== Instructions for the task ==
Return all of the lines below exactly as they are.

== Recorded data ==
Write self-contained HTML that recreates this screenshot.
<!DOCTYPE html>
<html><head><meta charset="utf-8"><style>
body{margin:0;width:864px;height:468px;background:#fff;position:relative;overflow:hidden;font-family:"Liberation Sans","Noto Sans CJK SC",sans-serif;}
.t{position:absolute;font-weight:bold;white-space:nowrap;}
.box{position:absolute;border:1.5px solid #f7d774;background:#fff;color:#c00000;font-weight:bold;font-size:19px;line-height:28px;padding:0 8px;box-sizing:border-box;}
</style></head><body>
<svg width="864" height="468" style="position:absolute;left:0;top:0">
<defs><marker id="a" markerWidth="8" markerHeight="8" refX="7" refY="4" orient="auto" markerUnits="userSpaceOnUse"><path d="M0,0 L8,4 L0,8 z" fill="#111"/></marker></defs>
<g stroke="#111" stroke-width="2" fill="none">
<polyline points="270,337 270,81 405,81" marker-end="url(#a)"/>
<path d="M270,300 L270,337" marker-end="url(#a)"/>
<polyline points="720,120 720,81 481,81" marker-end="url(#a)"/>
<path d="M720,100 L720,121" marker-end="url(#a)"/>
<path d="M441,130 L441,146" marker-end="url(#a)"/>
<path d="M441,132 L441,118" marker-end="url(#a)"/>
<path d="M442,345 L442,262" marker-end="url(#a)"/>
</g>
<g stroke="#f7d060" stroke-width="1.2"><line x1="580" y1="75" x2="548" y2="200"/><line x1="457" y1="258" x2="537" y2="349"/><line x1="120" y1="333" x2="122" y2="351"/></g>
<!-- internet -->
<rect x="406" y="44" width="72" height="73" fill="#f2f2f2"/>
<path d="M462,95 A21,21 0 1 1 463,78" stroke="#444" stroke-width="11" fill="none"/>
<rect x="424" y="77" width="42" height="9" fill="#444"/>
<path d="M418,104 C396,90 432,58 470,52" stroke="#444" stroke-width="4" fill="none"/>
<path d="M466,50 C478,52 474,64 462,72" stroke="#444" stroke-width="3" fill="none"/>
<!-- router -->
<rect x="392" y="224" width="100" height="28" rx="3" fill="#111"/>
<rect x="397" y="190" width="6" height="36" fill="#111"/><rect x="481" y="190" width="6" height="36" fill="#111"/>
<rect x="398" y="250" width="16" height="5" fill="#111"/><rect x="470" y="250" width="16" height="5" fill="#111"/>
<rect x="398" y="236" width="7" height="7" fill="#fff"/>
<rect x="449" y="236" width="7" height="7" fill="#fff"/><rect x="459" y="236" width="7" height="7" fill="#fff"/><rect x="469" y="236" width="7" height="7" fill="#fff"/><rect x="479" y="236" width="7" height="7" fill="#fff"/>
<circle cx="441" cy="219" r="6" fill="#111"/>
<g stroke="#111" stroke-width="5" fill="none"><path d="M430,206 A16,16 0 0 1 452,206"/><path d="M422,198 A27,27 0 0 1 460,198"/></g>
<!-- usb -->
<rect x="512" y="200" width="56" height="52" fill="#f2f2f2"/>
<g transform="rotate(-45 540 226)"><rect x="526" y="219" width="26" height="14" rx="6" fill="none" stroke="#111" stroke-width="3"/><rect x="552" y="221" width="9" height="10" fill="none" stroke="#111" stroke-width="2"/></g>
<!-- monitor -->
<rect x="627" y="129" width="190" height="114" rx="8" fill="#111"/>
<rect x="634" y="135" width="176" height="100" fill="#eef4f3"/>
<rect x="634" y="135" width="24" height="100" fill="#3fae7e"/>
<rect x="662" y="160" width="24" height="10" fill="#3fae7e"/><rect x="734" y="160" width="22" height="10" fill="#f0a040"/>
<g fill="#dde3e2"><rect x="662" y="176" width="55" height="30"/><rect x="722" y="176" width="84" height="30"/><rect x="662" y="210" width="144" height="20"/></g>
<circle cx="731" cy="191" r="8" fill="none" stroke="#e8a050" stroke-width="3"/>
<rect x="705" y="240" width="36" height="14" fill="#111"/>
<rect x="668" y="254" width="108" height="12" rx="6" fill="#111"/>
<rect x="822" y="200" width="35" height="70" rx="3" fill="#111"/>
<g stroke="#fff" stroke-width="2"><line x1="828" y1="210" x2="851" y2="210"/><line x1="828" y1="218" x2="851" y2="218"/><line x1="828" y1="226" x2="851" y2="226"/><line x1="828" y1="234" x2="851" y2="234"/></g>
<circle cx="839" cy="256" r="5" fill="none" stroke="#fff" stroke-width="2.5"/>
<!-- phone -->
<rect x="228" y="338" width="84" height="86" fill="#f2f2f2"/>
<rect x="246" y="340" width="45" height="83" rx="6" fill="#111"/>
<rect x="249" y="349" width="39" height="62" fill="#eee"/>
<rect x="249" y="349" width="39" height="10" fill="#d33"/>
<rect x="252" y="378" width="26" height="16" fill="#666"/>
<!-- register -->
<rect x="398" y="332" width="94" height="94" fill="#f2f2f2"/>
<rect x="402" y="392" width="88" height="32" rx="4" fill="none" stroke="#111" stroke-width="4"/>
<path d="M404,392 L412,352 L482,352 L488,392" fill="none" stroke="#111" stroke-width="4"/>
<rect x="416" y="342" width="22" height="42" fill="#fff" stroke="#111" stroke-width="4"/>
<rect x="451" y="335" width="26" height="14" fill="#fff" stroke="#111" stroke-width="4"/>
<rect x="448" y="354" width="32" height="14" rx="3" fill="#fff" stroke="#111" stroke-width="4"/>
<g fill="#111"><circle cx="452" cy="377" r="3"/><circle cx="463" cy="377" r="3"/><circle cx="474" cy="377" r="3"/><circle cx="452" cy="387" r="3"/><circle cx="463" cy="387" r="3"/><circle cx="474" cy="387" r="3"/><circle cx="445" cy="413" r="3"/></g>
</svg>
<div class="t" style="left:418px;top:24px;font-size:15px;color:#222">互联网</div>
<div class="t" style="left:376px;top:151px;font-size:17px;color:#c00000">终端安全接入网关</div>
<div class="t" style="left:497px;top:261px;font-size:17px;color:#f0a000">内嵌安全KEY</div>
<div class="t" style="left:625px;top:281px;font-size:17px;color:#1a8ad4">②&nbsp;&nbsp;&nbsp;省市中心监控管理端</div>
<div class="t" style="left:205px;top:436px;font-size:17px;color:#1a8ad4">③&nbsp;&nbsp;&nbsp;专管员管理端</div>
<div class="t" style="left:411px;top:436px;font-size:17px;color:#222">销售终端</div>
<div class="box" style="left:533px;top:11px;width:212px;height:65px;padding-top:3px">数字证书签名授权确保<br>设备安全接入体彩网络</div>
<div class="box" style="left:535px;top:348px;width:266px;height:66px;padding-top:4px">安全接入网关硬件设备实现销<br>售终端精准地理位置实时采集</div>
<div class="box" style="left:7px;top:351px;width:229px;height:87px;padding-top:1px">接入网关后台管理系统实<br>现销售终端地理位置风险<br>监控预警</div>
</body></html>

== Answer for the task ==
Write self-contained HTML that recreates this screenshot.
<!DOCTYPE html>
<html><head><meta charset="utf-8"><style>
body{margin:0;width:864px;height:468px;background:#fff;position:relative;overflow:hidden;font-family:"Liberation Sans","Noto Sans CJK SC",sans-serif;}
.t{position:absolute;font-weight:bold;white-space:nowrap;}
.box{position:absolute;border:1.5px solid #f7d774;background:#fff;color:#c00000;font-weight:bold;font-size:19px;line-height:28px;padding:0 8px;box-sizing:border-box;}
</style></head><body>
<svg width="864" height="468" style="position:absolute;left:0;top:0">
<defs><marker id="a" markerWidth="8" markerHeight="8" refX="7" refY="4" orient="auto" markerUnits="userSpaceOnUse"><path d="M0,0 L8,4 L0,8 z" fill="#111"/></marker></defs>
<g stroke="#111" stroke-width="2" fill="none">
<polyline points="270,337 270,81 405,81" marker-end="url(#a)"/>
<path d="M270,300 L270,337" marker-end="url(#a)"/>
<polyline points="720,120 720,81 481,81" marker-end="url(#a)"/>
<path d="M720,100 L720,121" marker-end="url(#a)"/>
<path d="M441,130 L441,146" marker-end="url(#a)"/>
<path d="M441,132 L441,118" marker-end="url(#a)"/>
<path d="M442,345 L442,262" marker-end="url(#a)"/>
</g>
<g stroke="#f7d060" stroke-width="1.2"><line x1="580" y1="75" x2="548" y2="200"/><line x1="457" y1="258" x2="537" y2="349"/><line x1="120" y1="333" x2="122" y2="351"/></g>
<!-- internet -->
<rect x="406" y="44" width="72" height="73" fill="#f2f2f2"/>
<path d="M462,95 A21,21 0 1 1 463,78" stroke="#444" stroke-width="11" fill="none"/>
<rect x="424" y="77" width="42" height="9" fill="#444"/>
<path d="M418,104 C396,90 432,58 470,52" stroke="#444" stroke-width="4" fill="none"/>
<path d="M466,50 C478,52 474,64 462,72" stroke="#444" stroke-width="3" fill="none"/>
<!-- router -->
<rect x="392" y="224" width="100" height="28" rx="3" fill="#111"/>
<rect x="397" y="190" width="6" height="36" fill="#111"/><rect x="481" y="190" width="6" height="36" fill="#111"/>
<rect x="398" y="250" width="16" height="5" fill="#111"/><rect x="470" y="250" width="16" height="5" fill="#111"/>
<rect x="398" y="236" width="7" height="7" fill="#fff"/>
<rect x="449" y="236" width="7" height="7" fill="#fff"/><rect x="459" y="236" width="7" height="7" fill="#fff"/><rect x="469" y="236" width="7" height="7" fill="#fff"/><rect x="479" y="236" width="7" height="7" fill="#fff"/>
<circle cx="441" cy="219" r="6" fill="#111"/>
<g stroke="#111" stroke-width="5" fill="none"><path d="M430,206 A16,16 0 0 1 452,206"/><path d="M422,198 A27,27 0 0 1 460,198"/></g>
<!-- usb -->
<rect x="512" y="200" width="56" height="52" fill="#f2f2f2"/>
<g transform="rotate(-45 540 226)"><rect x="526" y="219" width="26" height="14" rx="6" fill="none" stroke="#111" stroke-width="3"/><rect x="552" y="221" width="9" height="10" fill="none" stroke="#111" stroke-width="2"/></g>
<!-- monitor -->
<rect x="627" y="129" width="190" height="114" rx="8" fill="#111"/>
<rect x="634" y="135" width="176" height="100" fill="#eef4f3"/>
<rect x="634" y="135" width="24" height="100" fill="#3fae7e"/>
<rect x="662" y="160" width="24" height="10" fill="#3fae7e"/><rect x="734" y="160" width="22" height="10" fill="#f0a040"/>
<g fill="#dde3e2"><rect x="662" y="176" width="55" height="30"/><rect x="722" y="176" width="84" height="30"/><rect x="662" y="210" width="144" height="20"/></g>
<circle cx="731" cy="191" r="8" fill="none" stroke="#e8a050" stroke-width="3"/>
<rect x="705" y="240" width="36" height="14" fill="#111"/>
<rect x="668" y="254" width="108" height="12" rx="6" fill="#111"/>
<rect x="822" y="200" width="35" height="70" rx="3" fill="#111"/>
<g stroke="#fff" stroke-width="2"><line x1="828" y1="210" x2="851" y2="210"/><line x1="828" y1="218" x2="851" y2="218"/><line x1="828" y1="226" x2="851" y2="226"/><line x1="828" y1="234" x2="851" y2="234"/></g>
<circle cx="839" cy="256" r="5" fill="none" stroke="#fff" stroke-width="2.5"/>
<!-- phone -->
<rect x="228" y="338" width="84" height="86" fill="#f2f2f2"/>
<rect x="246" y="340" width="45" height="83" rx="6" fill="#111"/>
<rect x="249" y="349" width="39" height="62" fill="#eee"/>
<rect x="249" y="349" width="39" height="10" fill="#d33"/>
<rect x="252" y="378" width="26" height="16" fill="#666"/>
<!-- register -->
<rect x="398" y="332" width="94" height="94" fill="#f2f2f2"/>
<rect x="402" y="392" width="88" height="32" rx="4" fill="none" stroke="#111" stroke-width="4"/>
<path d="M404,392 L412,352 L482,352 L488,392" fill="none" stroke="#111" stroke-width="4"/>
<rect x="416" y="342" width="22" height="42" fill="#fff" stroke="#111" stroke-width="4"/>
<rect x="451" y="335" width="26" height="14" fill="#fff" stroke="#111" stroke-width="4"/>
<rect x="448" y="354" width="32" height="14" rx="3" fill="#fff" stroke="#111" stroke-width="4"/>
<g fill="#111"><circle cx="452" cy="377" r="3"/><circle cx="463" cy="377" r="3"/><circle cx="474" cy="377" r="3"/><circle cx="452" cy="387" r="3"/><circle cx="463" cy="387" r="3"/><circle cx="474" cy="387" r="3"/><circle cx="445" cy="413" r="3"/></g>
</svg>
<div class="t" style="left:418px;top:24px;font-size:15px;color:#222">互联网</div>
<div class="t" style="left:376px;top:151px;font-size:17px;color:#c00000">终端安全接入网关</div>
<div class="t" style="left:497px;top:261px;font-size:17px;color:#f0a000">内嵌安全KEY</div>
<div class="t" style="left:625px;top:281px;font-size:17px;color:#1a8ad4">②&nbsp;&nbsp;&nbsp;省市中心监控管理端</div>
<div class="t" style="left:205px;top:436px;font-size:17px;color:#1a8ad4">③&nbsp;&nbsp;&nbsp;专管员管理端</div>
<div class="t" style="left:411px;top:436px;font-size:17px;color:#222">销售终端</div>
<div class="box" style="left:533px;top:11px;width:212px;height:65px;padding-top:3px">数字证书签名授权确保<br>设备安全接入体彩网络</div>
<div class="box" style="left:535px;top:348px;width:266px;height:66px;padding-top:4px">安全接入网关硬件设备实现销<br>售终端精准地理位置实时采集</div>
<div class="box" style="left:7px;top:351px;width:229px;height:87px;padding-top:1px">接入网关后台管理系统实<br>现销售终端地理位置风险<br>监控预警</div>
</body></html>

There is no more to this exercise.